The British TV series Doctor Who is referenced at least four times: the Fourth Doctor is described on page 13, Metebelis crystals from the serials The Green Death and Planet of the Spiders are mentioned on page 57, the Second Doctor is described on page 154, and Kirk recalls legends of a planet of stagnant time-travellers in the Kasteroborous galaxy on page 200.

Page 13 features Han Solo ("a scruffy-looking spice smuggler") from Star Wars, as well as Apollo and Starbuck from Battlestar Galactica ("a pair of brown-uniformed pilots from some down-at-the-heels migrant fleet"). Pages 153-154 feature Little Joe Cartwright and his brother Hoss Cartwright from Bonanza ("a good-looking boy in the dusty clothes of a trailhand just in from Virginia City, and his oxlike older brother") and Bret or Bart Maverick from Maverick. Emperor Norton and his dogs also appear. Matt Dillon (Gunsmoke), Lucas McCain (The Rifleman), The Rawhide Kid (Rawhide), and the Man With No Name also make appearances.

Several actors from Here Come the Brides had also appeared on Star Trek.
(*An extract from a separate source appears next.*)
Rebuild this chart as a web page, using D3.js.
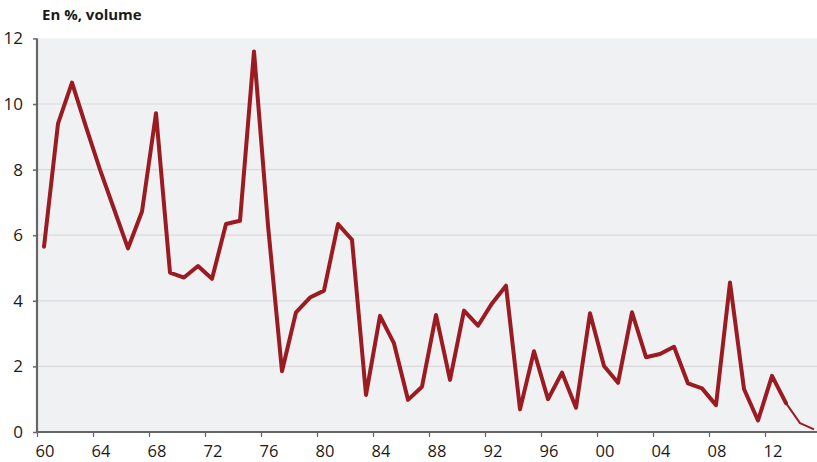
<!DOCTYPE html>
<html><head><meta charset="utf-8">
<script src="https://cdn.jsdelivr.net/npm/d3@7"></script>
<style>
body{margin:0;background:#fff;}
text{font-family:"Open Sans",sans-serif;}
</style></head>
<body><svg id="c" width="817" height="462"></svg>
<script>
const years = d3.range(1960, 2016);
const values = [5.65, 9.4, 10.65, 9.3, 8.0, 6.8, 5.6, 6.72, 9.72, 4.86,
  4.71, 5.06, 4.67, 6.34, 6.44, 11.6, 6.3, 1.85, 3.65, 4.1,
  4.31, 6.34, 5.86, 1.13, 3.54, 2.7, 0.98, 1.38, 3.57, 1.59,
  3.70, 3.24, 3.92, 4.46, 0.69, 2.46, 1.0, 1.81, 0.74, 3.62,
  2.01, 1.5, 3.65, 2.28, 2.38, 2.6, 1.48, 1.33, 0.82, 4.56,
  1.31, 0.35, 1.71, 0.88, 0.27, 0.08];
const forecastFrom = 2013;
const xTickYears = d3.range(1960, 2013, 4);
const yTicks = [0, 2, 4, 6, 8, 10, 12];
const title = "En %, volume";

const svg = d3.select("#c");
const L = 37, R = 817, B = 432, T = 38.4;
const x = d3.scaleLinear().domain([1960, 1960 + (R - L) / 14]).range([L, R]);
const y = d3.scaleLinear().domain([0, 12]).range([B, T]);

svg.append("rect").attr("x", L).attr("y", y(12)).attr("width", R - L).attr("height", B - y(12)).attr("fill", "#f0f1f3");

// gridlines
svg.append("g").selectAll("line").data(yTicks.filter(d => d > 0 && d < 12)).join("line")
  .attr("x1", L).attr("x2", R).attr("y1", d => y(d)).attr("y2", d => y(d))
  .attr("stroke", "#d9d9dc").attr("stroke-width", 1.2);

// y axis
const yAxis = svg.append("g").attr("transform", `translate(${L},0)`)
  .call(d3.axisLeft(y).tickValues(yTicks).tickSize(4).tickPadding(10).tickFormat(d3.format("d")));
yAxis.select(".domain").remove();
yAxis.selectAll(".tick line").attr("stroke", "#666").attr("stroke-width", 1.5);
yAxis.selectAll(".tick text").attr("font-size", 17).attr("fill", "#1a1a1a").attr("font-family", "Open Sans");
svg.append("line").attr("x1", L).attr("x2", L).attr("y1", y(12)).attr("y2", B + 1)
  .attr("stroke", "#666").attr("stroke-width", 2.2);

// x axis
const xAxis = svg.append("g").attr("transform", `translate(0,${B})`)
  .call(d3.axisBottom(x).tickValues(xTickYears).tickSize(5).tickPadding(8)
    .tickFormat(d => d3.format("02d")(d % 100)));
xAxis.select(".domain").remove();
xAxis.selectAll(".tick line").attr("stroke", "#666").attr("stroke-width", 1.2);
xAxis.selectAll(".tick text").attr("font-size", 16.5).attr("fill", "#1a1a1a")
  .attr("font-family", "Open Sans").attr("text-anchor", "start").attr("dx", -2)
  .attr("y", 24.5).attr("dy", 0);
svg.append("line").attr("x1", L - 1).attr("x2", R).attr("y1", B).attr("y2", B)
  .attr("stroke", "#666").attr("stroke-width", 2.2);

// line
const data = years.map((yr, i) => ({yr, v: values[i]}));
const line = d3.line().x(d => x(d.yr + 0.5)).y(d => y(d.v));
svg.append("path").datum(data.filter(d => d.yr <= forecastFrom)).attr("d", line)
  .attr("fill", "none").attr("stroke", "#9b1b22").attr("stroke-width", 4).attr("stroke-linejoin", "round").attr("stroke-linecap", "round");
svg.append("path").datum(data.filter(d => d.yr >= forecastFrom)).attr("d", line)
  .attr("fill", "none").attr("stroke", "#9b1b22").attr("stroke-width", 2).attr("stroke-linejoin", "round");

svg.append("text").attr("x", 42).attr("y", 20).attr("font-size", 15).attr("font-weight", "bold")
  .attr("fill", "#1a1a1a").text(title);
</script></body></html>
Mark Lenard played Aaron Stemple, whom the novel implies was Spock's ancestor. Lenard also played the role of Sarek, Spock's father, in the original Star Trek TV series and in Star Trek: The Next Generation, as well as a Romulan commander in the episode "Balance of Terror" (the first time the Romulans are seen in the series) and the Klingon Commander in Star Trek: The Motion Picture, the first "new" Klingon to be seen, and the first Klingon to be heard speaking their language. The actor playing Jason Bolt (the eldest brother) was Robert Brown who played "Lazarus" in the Star Trek episode "The Alternative Factor." The actor playing Joshua Bolt (a younger brother) was David Soul who played "Makora" in the Star Trek episode "The Apple."

Another reference is Florinda's Place, referenced on page 181. Florinda Grove, a character in Gwen Bristow's novel Jubilee Trail was an adventuress in Los Angeles who, when she first heard that gold had been discovered, headed to San Francisco to open a gambling palace. When asked by her friends how they could find her, she said "Ask anyone for the best place in town." When asked, "Why will it be the best?" she calmly replied, "Because I'll be running it."